Enfin et avant le débat et les questions réponses, nous avons clôturé le webinaire par le témoignage de Jihad El Malih, producteur en agroécologie à la Ferme Facyla, un terrain d’un hectare avec 360 oliviers, 109 arbres fruitiers de 12 espèces et 3000 m² cultivé en Maraichage en Sol Vivant. Il cultive 20 à 40 types de légumes et fruits différents provenant de semences paysannes et de variétés anciennes. Avec sa femme Abir Aloui, Jihad El Malih , ancien informaticien, a tout abandonné pour revenir vivre en pleine nature en tant que néo-paysans.

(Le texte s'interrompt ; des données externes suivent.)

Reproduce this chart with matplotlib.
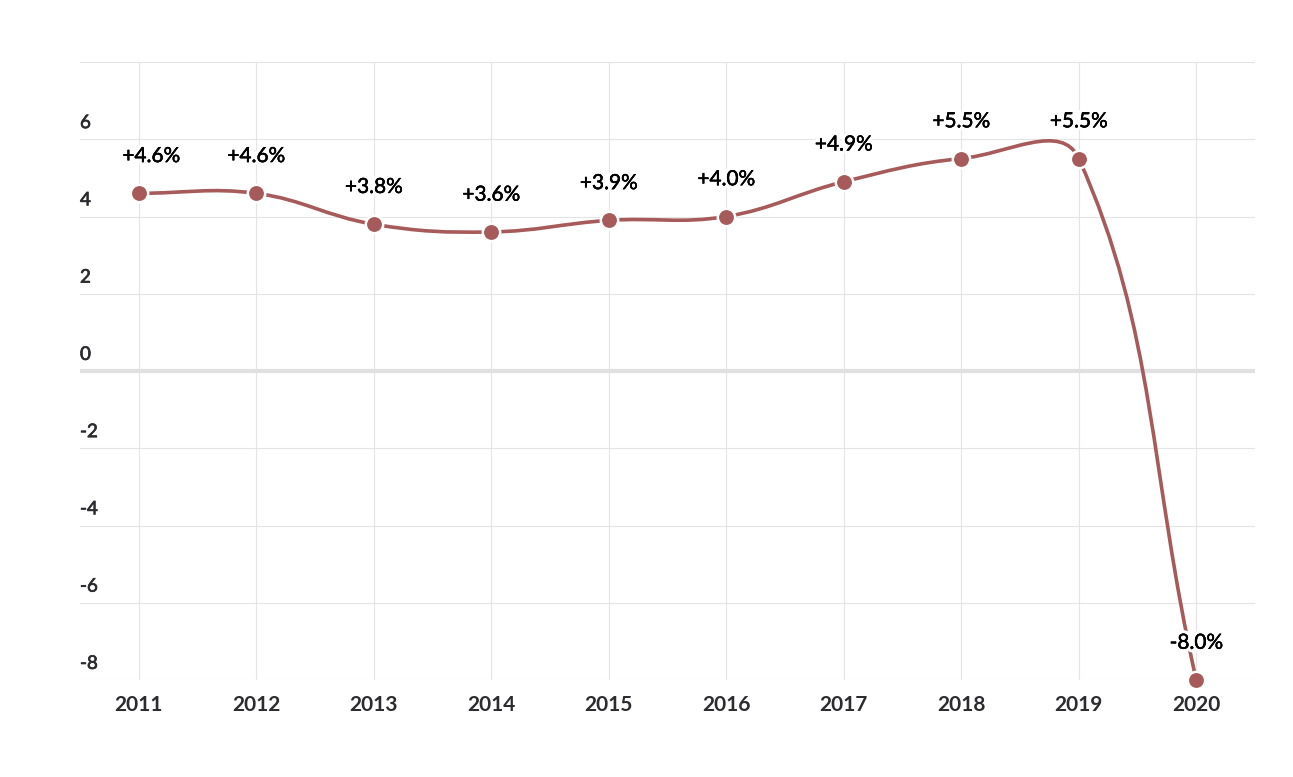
import numpy as np
import matplotlib
matplotlib.use("Agg")
import matplotlib.pyplot as plt
from matplotlib.path import Path
from matplotlib.patches import PathPatch
import matplotlib.patheffects as pe

plt.rcParams['font.family'] = ['Lato', 'DejaVu Sans']

# data
years = [2011, 2012, 2013, 2014, 2015, 2016, 2017, 2018, 2019, 2020]
growth = [4.6, 4.6, 3.8, 3.6, 3.9, 4.0, 4.9, 5.5, 5.5, -8.0]
point_labels = ["+4.6%", "+4.6%", "+3.8%", "+3.6%", "+3.9%", "+4.0%",
                "+4.9%", "+5.5%", "+5.5%", "-8.0%"]
y_ticks = [6, 4, 2, 0, -2, -4, -6, -8]
grid_vals = [8, 6, 4, 2, -2, -4, -6, -8]

LINE_COL = '#a65a5a'
GRID_COL = '#e4e4e4'
TEXT_COL = '#2b2b30'

W, H = 1293, 777
fig = plt.figure(figsize=(W / 100, H / 100), dpi=100)
ax = fig.add_axes([80 / W, (H - 680) / H, 1175 / W, 618 / H])
ax.set_xlim(2010.5, 2020.5)
ax.set_ylim(-8, 8)
for s in ax.spines.values():
    s.set_visible(False)
ax.set_yticks([])
ax.set_xticks(years)
ax.set_xticklabels([str(y) for y in years], fontsize=15, fontweight='bold', color=TEXT_COL)
ax.tick_params(axis='x', length=0, pad=11)

# grid
for yv in grid_vals:
    ax.axhline(yv, color=GRID_COL, lw=0.8, zorder=0)
ax.axhline(0, color='#e0e0e0', lw=3, zorder=0.5)
for xv in years:
    ax.axvline(xv, color=GRID_COL, lw=0.8, zorder=0)

# y labels sit above their grid lines
bolder = [pe.Stroke(linewidth=0.5, foreground=TEXT_COL), pe.Normal()]
for yv in y_ticks:
    ax.annotate(str(yv), (0, yv), xycoords=('axes fraction', 'data'),
                xytext=(0, 8), textcoords='offset points',
                ha='left', va='baseline', fontsize=13.5, color=TEXT_COL,
                path_effects=bolder)

# smooth line (cubic spline with tension 0.4, computed in pixel space)
tension = 0.4
pts = ax.transData.transform(np.column_stack([years, growth]))
n = len(pts)
prev_cp = []
next_cp = []
for i in range(n):
    p0 = pts[max(i - 1, 0)]
    p1 = pts[i]
    p2 = pts[min(i + 1, n - 1)]
    d01 = np.hypot(*(p1 - p0))
    d12 = np.hypot(*(p2 - p1))
    tot = d01 + d12
    s01 = d01 / tot if tot else 0
    s12 = d12 / tot if tot else 0
    prev_cp.append(p1 - tension * s01 * (p2 - p0))
    next_cp.append(p1 + tension * s12 * (p2 - p0))

verts = [pts[0]]
codes = [Path.MOVETO]
for i in range(n - 1):
    verts += [next_cp[i], prev_cp[i + 1], pts[i + 1]]
    codes += [Path.CURVE4] * 3
verts = ax.transData.inverted().transform(np.array(verts))
ax.add_patch(PathPatch(Path(verts, codes), facecolor='none', edgecolor=LINE_COL,
                       lw=2.6, zorder=2, capstyle='round'))

ax.plot(years, growth, 'o', ms=12.5, color=LINE_COL, mec='white', mew=1.8,
        zorder=3, clip_on=False)

for i, (x, y, lab) in enumerate(zip(years, growth, point_labels)):
    dx = 9 if i == 0 else 0  # first label is nudged inside the chart
    ax.annotate(lab, (x, y), xytext=(dx, 22.5), textcoords='offset points',
                ha='center', va='baseline', fontsize=15, color='black', zorder=4,
                path_effects=[pe.withStroke(linewidth=5, foreground='white'),
                              pe.Stroke(linewidth=0.3, foreground='black'),
                              pe.Normal()])

fig.savefig('out.png', dpi=100)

En conservant et favorisant un sol vivant dans sa ferme, il a, par exemple, pu attirer des hérissons ou des hiboux, prédateurs des souris. Il a souligné l’importance des arbres qui attirent de nombreuses espèces d’oiseaux et l’importance de la biodiversité en général. La couverture du sol présente sur son terrain permet de limiter l’évapotranspiration du sol mais permet aussi d’augmenter la présence des auxiliaires dans le sol. De nombreuses symbioses s’établissent dans le sol vivant : les bactéries, notamment rhizobiomes, qui fixent l’azote en s’associant aux légumineuses ou encore les champignons dont les mycorhizes (association symbiotique entre les filaments des champignons-mycellium et l’arbre) favorise un bénéfice mutuel entre les deux espèces.
Un sol vivant permet de nourrir les hommes mais aussi nécessite d’être nourri en permanence.